Zion is an adventurer’s dream full of slot canyons, river hiking, and dramatic cliffs. There is so much to do in this captivating area full of vibrant red rock and spectacular vistas.
My name is Ash, and I’m a former park ranger and Utah native. I’ve grown up visiting this national park, and I’m excited to share the best things to do in Zion with you.
This article includes information on family activities, hiking, biking, winter activities, and so much more.
Keep reading (or if you want to fast-forward, click on the links below) to find the perfect activities for your specific interests!
The Top 10 Things To Do in Zion
When you visit Zion for the first time, you want to be sure to see all of the highlights! Combat your fear of missing out with this list of the top things to do in the park.
If you make it through this top ten list, you can relax knowing that you’ve had a well-rounded, complete tour of Zion!
When you are ready for more detailed information on the top things to do, including driving directions and trip planning help, click over to this list of things you can’t miss on your first visit to Zion.
Emerald Pools Trail
Finding water in the desert is a special experience, and the Emerald Pools Trail takes you to three different pools of water (you can even walk behind a waterfall)! This is a great place to find wildlife and an increased variety of plants that you don’t see in other parts of Zion.

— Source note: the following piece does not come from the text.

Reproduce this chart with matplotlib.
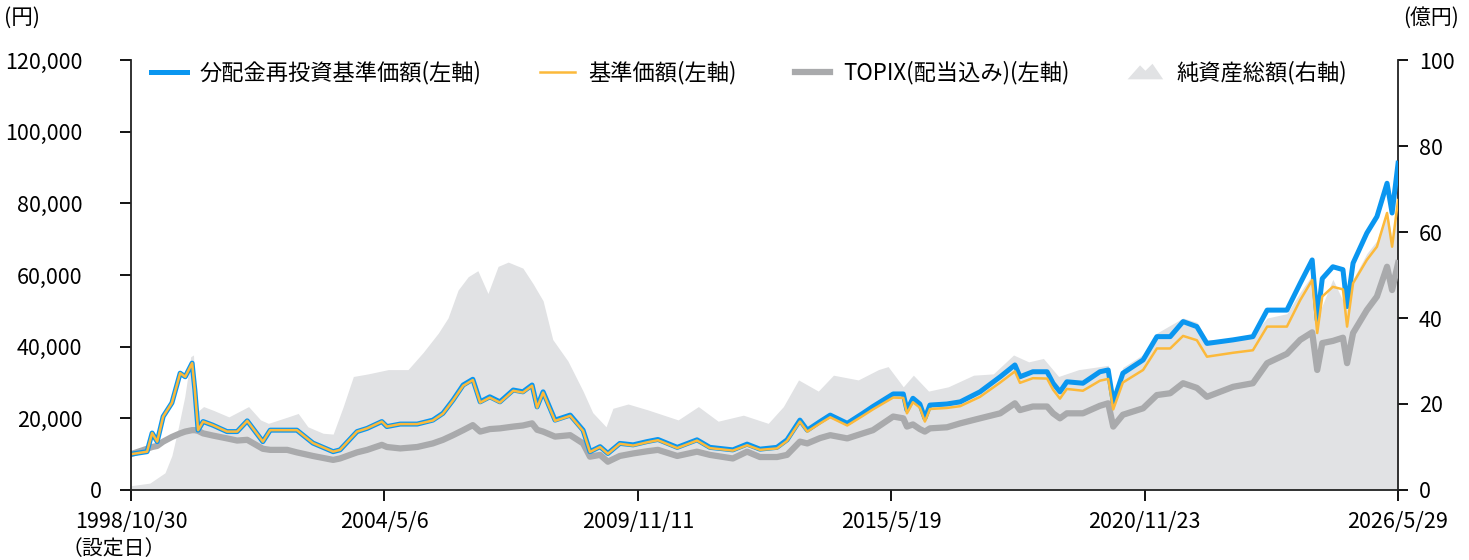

The Emerald Pools Trail consists of two parts — the Lower Pool and the Upper Pool. The Lower Pool Trail is mostly flat and goes to the Lower Pool and waterfall. The Upper Pools Trail requires stair-stepping and more elevation gain and travels to the Middle and Upper Pools. The whole trail is 2.2 miles roundtrip with about 300 feet of elevation gain.

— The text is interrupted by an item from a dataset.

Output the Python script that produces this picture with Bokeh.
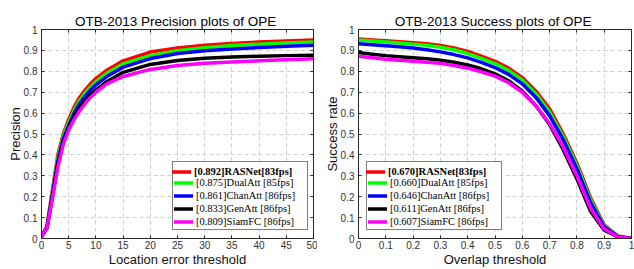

Zion’s Riverside Walk is a lovely trail that follows the Virgin River as it meanders through the tall canyon walls. It’s 2.2 miles to the end of the trail and back, but if you continue on past the end of the trail, you can enter the river and hike the famous Narrows Route. This area is always buzzing with activity and excitement, but it is possible to find a quiet spot near the river to enjoy a picnic or relax.
Weeping Rock is a beautiful hanging garden in Zion National Park — the water actually seeps directly out of the rocks! Because of all the water that flows here, you’ll see an abundance of desert plant life clinging to the sandstone. This is also a great place to go if you need to get wet and cool off on a hot summer day.
The trail to Weeping Rock is 0.4 miles roundtrip with 100 feet of elevation gain.
Zion – Mt. Carmel Highway Tunnel
The Zion-Mt. Carmel Highway Tunnel is an exciting and historic point of interest in Zion. This tunnel is 1.1 miles long, which was the longest of its time when completed in 1930. It’s fun driving through the mountain and looking out the viewing windows that have been carved in the rock!
You’ll drive through this tunnel if you’re traveling from the main Zion Canyon area to the park’s quieter East Side. Be aware that this tunnel is narrow and low, so there are large vehicle restrictions.
Canyon Overlook Trail
The Canyon Overlook Trail is one of Zion’s most adventurous short and family-friendly hikes. You’ll follow the edge of the canyon rim, cross over an exciting bridge, and hug the red rocks as you make your way out to a beautiful overlook. This trail is 1-mile roundtrip and it gains 163 feet of elevation.
Checkerboard Mesa is a brilliant display of the art that wind and water can create! This large chunk of rock has a criss-cross pattern all over it (like a checkerboard!) and is one of Zion’s most unique formations. As a bonus, to see Checkerboard Mesa you get to drive to the east side of the park and experience a totally different side of Zion.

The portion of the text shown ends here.